Nesse sentido, para aqueles insatisfeitos em ver seus iates e contas no exterior aprisionadas, a premiação de rivais de Putin apenas confirma que o mundo deles nunca mais voltará ao dia 23 de fevereiro, a véspera da invasão. Para a linha dura, é a confirmação de que é hora de dobrar a aposta.

Significativa também na premiação é a escolha de ativistas da tríade de países originária do antigo Rus de Kiev, depositários de herança linguística, religiosa e histórica comuns. A ditadura de Minsk deixou de ser uma aliada maleável de Putin e tornou-se sua vassala, e a Ucrânia está sob agressão. Em ambos os casos, a motivação central é geopolítica, retomar a profundidade estratégica entre o maior país do mundo e a Europa.

Em particular a escolha do Memorial, uma ONG de direitos humanas fundada ainda nos anos finais do império comunista que foi dissolvida pela Justiça no ano passado. O papel histórico de sua atuação, do apoio a dissidentes presos à defesa dos direitos de homossexuais na Tchetchênia, é enorme.

É o segundo tiro destinado a Putin em dois anos, após a premiação em 2021 do jornalista Dmitri Muratov, que viu seu jornal Novaia Gazeta virar um refugiado digital, proibido de operar em solo russo.

Por fim, o Nobel da Paz mostrou uma argúcia não vista em outras edições, quando por exemplo foi premiado um Barack Obama em seu primeiro ano de governo —ele não viria a merecer o prêmio nem ao fim de oito anos na Casa Branca.

O comitê escapou da armadilha de premiar Volodimir Zelenski, o controverso presidente da Ucrânia transformado em herói no Ocidente por sua resistência obstinada, e amparada por armas americanas, à invasão russa. Fosse ele o laureado, seriam lavados os anos de corrupção e de práticas autoritárias do líder.

Zelenski marcou sua gestão até a guerra por políticas titubeantes, perseguição da oposição e imposição da língua ucraniana a populações russófonas. Não chegou, claro, a executar o genocídio de que Putin o acusa, mas não era exatamente bem-vindo no leste e sul do país.
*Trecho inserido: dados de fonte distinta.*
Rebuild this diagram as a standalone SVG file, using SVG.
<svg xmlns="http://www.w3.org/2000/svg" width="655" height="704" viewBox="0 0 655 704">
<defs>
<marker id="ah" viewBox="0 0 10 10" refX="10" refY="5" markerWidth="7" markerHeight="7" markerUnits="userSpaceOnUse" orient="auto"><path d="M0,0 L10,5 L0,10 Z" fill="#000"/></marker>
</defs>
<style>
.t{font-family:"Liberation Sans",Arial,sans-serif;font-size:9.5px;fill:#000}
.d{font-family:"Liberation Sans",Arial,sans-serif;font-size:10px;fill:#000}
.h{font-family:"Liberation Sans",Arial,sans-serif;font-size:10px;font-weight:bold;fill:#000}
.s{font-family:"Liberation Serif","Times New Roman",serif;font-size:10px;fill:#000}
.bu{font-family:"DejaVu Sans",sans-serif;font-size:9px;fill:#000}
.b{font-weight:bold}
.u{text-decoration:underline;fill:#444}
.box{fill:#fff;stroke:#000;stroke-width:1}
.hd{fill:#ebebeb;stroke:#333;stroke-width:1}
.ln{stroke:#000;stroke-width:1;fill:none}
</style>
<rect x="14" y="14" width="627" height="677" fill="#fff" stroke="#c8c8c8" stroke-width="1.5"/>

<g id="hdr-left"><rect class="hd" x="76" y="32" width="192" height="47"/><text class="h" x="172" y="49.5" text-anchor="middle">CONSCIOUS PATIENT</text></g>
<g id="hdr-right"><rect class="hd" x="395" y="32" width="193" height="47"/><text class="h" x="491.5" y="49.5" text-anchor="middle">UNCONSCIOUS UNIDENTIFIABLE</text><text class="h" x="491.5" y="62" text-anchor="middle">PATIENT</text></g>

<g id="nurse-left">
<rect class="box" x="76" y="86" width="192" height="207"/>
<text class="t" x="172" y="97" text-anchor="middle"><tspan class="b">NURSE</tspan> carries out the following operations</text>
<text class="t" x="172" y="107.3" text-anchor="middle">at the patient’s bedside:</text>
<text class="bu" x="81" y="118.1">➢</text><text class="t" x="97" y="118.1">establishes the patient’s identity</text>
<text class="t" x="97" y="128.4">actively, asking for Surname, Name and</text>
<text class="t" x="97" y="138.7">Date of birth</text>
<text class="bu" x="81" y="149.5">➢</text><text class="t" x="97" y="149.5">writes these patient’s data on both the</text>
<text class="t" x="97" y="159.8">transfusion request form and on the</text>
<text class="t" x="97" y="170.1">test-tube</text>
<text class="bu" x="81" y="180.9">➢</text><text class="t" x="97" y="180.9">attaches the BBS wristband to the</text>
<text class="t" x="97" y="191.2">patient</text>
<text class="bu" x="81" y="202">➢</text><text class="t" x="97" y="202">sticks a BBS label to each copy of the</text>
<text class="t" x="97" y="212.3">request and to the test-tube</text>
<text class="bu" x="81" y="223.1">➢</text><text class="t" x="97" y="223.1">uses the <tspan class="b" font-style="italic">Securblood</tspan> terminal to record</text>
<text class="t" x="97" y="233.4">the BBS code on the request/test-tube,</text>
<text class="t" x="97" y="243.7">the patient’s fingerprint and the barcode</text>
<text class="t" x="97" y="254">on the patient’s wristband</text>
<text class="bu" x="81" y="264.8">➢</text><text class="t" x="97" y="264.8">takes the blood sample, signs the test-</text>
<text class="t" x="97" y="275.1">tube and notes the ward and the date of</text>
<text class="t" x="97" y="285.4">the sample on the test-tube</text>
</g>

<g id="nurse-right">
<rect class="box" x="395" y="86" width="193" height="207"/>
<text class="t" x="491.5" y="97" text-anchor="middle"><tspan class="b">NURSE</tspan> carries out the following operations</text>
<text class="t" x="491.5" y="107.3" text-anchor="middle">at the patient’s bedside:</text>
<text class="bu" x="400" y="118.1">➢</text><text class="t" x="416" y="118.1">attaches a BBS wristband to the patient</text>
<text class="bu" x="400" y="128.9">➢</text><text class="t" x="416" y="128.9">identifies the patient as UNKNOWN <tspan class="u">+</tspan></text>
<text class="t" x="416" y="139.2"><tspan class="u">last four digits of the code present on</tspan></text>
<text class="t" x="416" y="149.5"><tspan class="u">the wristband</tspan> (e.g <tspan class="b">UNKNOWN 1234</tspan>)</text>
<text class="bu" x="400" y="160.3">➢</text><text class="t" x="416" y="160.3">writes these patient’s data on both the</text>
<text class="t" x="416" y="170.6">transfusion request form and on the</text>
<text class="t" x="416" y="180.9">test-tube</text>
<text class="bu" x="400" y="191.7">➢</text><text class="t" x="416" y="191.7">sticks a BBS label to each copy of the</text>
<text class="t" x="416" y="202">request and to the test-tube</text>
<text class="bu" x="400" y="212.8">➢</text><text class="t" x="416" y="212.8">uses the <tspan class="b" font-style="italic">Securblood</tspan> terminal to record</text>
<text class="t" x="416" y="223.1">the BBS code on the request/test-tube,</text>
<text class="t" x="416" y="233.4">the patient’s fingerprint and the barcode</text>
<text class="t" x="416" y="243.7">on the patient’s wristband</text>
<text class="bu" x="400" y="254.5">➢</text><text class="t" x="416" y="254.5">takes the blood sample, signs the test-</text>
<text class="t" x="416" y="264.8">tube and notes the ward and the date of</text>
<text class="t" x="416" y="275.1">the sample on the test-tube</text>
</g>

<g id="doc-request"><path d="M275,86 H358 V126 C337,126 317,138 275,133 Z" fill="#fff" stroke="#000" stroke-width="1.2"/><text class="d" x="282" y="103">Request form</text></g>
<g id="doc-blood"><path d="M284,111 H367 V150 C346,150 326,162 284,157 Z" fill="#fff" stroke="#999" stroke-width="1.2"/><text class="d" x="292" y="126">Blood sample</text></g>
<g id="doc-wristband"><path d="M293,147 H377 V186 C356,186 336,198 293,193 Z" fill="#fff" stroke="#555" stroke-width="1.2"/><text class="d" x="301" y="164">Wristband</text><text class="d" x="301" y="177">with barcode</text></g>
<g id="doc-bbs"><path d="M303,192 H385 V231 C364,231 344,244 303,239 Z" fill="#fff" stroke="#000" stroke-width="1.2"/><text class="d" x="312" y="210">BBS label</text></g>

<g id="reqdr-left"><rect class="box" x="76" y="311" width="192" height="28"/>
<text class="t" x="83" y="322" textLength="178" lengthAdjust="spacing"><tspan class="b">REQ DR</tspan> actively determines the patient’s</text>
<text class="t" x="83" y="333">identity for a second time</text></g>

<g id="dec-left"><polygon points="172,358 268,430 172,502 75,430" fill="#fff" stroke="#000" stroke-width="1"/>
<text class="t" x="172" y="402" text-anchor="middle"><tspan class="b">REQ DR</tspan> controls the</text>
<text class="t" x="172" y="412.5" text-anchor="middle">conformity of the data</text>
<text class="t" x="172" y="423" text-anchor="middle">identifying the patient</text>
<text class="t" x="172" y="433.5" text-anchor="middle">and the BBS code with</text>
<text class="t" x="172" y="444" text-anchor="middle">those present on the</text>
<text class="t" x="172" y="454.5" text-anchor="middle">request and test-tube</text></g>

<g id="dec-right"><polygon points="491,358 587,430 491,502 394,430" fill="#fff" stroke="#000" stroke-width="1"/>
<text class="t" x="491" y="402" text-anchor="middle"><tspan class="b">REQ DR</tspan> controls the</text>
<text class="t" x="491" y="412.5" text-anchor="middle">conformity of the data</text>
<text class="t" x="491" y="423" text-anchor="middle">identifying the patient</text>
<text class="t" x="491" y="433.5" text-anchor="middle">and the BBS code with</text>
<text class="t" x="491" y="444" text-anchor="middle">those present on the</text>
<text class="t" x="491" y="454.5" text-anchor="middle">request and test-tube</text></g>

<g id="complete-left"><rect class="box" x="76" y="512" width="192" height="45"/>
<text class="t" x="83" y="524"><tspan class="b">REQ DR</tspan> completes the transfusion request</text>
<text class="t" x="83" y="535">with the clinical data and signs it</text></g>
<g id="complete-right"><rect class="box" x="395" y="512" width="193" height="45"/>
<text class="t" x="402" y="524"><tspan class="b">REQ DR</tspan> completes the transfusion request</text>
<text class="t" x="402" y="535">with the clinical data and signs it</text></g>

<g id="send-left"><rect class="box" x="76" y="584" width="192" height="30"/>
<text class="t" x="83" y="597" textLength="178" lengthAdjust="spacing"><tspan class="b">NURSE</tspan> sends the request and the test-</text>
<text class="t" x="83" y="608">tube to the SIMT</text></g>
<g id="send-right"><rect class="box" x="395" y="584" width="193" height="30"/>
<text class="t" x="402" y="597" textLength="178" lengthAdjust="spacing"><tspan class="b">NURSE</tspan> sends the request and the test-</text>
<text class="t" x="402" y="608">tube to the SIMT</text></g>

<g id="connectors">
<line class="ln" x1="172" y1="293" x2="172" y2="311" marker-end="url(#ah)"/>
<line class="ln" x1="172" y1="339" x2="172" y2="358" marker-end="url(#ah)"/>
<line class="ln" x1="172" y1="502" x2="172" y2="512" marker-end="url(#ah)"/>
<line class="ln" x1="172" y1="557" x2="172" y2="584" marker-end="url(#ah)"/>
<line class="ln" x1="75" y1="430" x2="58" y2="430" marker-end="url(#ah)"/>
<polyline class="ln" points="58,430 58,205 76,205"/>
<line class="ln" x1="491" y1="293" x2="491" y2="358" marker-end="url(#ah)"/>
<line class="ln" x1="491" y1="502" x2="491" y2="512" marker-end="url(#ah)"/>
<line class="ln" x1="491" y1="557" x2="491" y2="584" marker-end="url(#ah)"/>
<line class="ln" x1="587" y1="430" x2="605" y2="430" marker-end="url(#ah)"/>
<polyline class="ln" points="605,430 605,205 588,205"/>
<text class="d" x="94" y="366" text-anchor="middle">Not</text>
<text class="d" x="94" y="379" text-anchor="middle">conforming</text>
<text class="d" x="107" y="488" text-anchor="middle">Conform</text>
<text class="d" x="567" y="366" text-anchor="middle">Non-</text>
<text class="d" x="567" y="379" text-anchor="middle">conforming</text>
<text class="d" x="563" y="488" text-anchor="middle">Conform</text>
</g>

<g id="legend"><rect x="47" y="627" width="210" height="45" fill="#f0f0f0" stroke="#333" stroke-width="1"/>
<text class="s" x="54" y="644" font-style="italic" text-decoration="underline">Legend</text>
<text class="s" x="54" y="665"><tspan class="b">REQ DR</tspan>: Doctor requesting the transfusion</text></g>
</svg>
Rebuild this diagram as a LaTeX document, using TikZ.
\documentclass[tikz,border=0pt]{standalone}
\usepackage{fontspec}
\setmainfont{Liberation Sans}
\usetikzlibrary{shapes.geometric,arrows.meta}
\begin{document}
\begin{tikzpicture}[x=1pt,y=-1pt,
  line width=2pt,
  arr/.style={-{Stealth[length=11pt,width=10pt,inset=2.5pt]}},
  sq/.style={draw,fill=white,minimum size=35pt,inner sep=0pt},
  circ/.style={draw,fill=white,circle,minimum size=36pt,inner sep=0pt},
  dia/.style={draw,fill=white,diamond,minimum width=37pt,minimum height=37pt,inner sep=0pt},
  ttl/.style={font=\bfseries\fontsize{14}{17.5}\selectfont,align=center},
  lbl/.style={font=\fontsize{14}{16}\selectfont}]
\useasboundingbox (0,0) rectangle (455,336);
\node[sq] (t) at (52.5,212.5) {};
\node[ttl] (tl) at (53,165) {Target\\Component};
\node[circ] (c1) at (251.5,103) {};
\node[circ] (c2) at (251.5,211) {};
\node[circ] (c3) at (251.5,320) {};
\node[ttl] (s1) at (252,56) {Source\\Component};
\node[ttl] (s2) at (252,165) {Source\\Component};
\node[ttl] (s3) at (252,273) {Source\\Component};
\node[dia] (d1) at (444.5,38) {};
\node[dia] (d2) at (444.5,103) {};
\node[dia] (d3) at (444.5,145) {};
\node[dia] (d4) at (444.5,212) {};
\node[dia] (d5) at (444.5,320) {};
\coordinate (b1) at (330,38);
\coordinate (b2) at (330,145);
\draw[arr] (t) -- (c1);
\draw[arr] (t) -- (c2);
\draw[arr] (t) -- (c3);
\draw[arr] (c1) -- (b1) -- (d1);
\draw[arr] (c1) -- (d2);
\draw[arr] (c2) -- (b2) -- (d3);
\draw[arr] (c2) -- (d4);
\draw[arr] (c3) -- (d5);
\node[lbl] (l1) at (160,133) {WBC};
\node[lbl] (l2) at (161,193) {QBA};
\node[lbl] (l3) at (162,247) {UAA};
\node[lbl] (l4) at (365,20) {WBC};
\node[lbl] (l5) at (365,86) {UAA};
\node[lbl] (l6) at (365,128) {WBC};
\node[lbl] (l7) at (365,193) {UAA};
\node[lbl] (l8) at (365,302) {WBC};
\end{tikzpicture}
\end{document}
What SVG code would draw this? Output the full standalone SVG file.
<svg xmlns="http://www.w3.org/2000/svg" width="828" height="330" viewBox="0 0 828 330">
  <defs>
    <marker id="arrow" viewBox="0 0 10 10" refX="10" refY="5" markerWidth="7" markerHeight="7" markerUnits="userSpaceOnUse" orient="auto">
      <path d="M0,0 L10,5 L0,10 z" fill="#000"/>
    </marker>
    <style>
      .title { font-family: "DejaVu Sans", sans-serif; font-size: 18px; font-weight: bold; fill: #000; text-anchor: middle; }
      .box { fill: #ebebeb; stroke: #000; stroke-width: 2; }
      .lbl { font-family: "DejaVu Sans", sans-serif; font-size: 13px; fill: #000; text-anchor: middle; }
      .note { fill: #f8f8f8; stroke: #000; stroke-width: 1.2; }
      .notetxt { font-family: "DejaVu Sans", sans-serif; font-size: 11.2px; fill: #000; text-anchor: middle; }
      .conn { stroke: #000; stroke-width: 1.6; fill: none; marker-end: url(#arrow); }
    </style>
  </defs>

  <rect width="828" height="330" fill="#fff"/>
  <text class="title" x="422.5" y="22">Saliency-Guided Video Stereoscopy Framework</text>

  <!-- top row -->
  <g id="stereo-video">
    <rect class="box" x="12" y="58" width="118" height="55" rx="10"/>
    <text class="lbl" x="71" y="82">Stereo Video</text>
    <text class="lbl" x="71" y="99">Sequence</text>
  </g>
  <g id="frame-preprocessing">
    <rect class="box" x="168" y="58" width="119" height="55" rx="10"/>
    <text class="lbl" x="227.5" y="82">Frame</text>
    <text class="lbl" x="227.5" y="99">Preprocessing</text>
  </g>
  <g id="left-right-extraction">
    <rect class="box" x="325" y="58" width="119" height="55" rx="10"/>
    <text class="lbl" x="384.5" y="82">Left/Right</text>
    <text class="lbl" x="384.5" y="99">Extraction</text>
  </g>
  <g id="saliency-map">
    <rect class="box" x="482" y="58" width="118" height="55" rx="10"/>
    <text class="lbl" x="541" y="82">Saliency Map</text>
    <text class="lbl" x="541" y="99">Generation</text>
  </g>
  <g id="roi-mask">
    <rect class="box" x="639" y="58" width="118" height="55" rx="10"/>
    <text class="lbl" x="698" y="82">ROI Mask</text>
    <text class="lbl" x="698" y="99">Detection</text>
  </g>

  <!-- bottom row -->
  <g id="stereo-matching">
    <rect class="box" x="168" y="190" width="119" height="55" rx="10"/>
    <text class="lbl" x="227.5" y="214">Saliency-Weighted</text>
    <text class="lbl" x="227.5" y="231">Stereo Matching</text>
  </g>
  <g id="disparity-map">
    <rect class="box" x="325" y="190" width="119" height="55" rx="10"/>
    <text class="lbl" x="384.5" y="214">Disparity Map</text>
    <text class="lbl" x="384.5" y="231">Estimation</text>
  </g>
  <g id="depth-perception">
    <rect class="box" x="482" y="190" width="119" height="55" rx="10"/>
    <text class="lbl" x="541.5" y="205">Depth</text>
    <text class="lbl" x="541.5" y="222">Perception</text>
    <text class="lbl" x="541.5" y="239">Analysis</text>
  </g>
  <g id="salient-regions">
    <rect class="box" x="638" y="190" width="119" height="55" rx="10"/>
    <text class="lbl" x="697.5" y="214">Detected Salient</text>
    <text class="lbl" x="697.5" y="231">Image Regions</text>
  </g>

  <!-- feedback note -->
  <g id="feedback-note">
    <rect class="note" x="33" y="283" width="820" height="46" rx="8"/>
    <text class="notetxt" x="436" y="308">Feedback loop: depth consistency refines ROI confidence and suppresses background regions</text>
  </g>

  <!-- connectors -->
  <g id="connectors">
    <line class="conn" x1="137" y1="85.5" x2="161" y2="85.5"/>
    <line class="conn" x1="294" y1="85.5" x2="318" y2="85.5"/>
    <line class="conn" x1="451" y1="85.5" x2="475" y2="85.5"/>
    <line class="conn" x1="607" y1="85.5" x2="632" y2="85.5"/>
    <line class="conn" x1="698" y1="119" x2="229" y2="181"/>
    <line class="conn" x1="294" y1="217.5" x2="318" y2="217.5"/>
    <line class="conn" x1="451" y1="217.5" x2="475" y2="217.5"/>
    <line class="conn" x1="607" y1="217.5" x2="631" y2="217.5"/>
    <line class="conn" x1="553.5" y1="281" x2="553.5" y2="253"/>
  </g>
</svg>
O líder ucraniano é visto com suspeitas no próprio Ocidente, pelos relatos disponíveis de que ele não é considerado confiável, não divide suas decisões militares com quem as sustenta na prática e age por impulso. Mas é o que se tem para hoje, e sua bravura na resistência basta para a justificativa moral da posição de Washington e aliados.

Além disso, haveria a contradição de transformar em Nobel da Paz um homem em armas, que na véspera havia pedido para que a Otan (aliança militar ocidental) atacasse a Rússia antes que Putin use uma ogiva nuclear contra os ucranianos, ignorando a Terceira Guerra Mundial que tal ato ensejaria —o "Armagedom", como definiu o presidente Joe Biden no mesmo dia.

Mais sentido há em premiar uma ONG que trabalha com a apuração de crimes de guerra atribuídos aos russos, assim como uma figura mais inimputável, como a do ativista belarusso Ales Bialiatski, encarcerado pela ditadura de Aleksandr Lukachenko.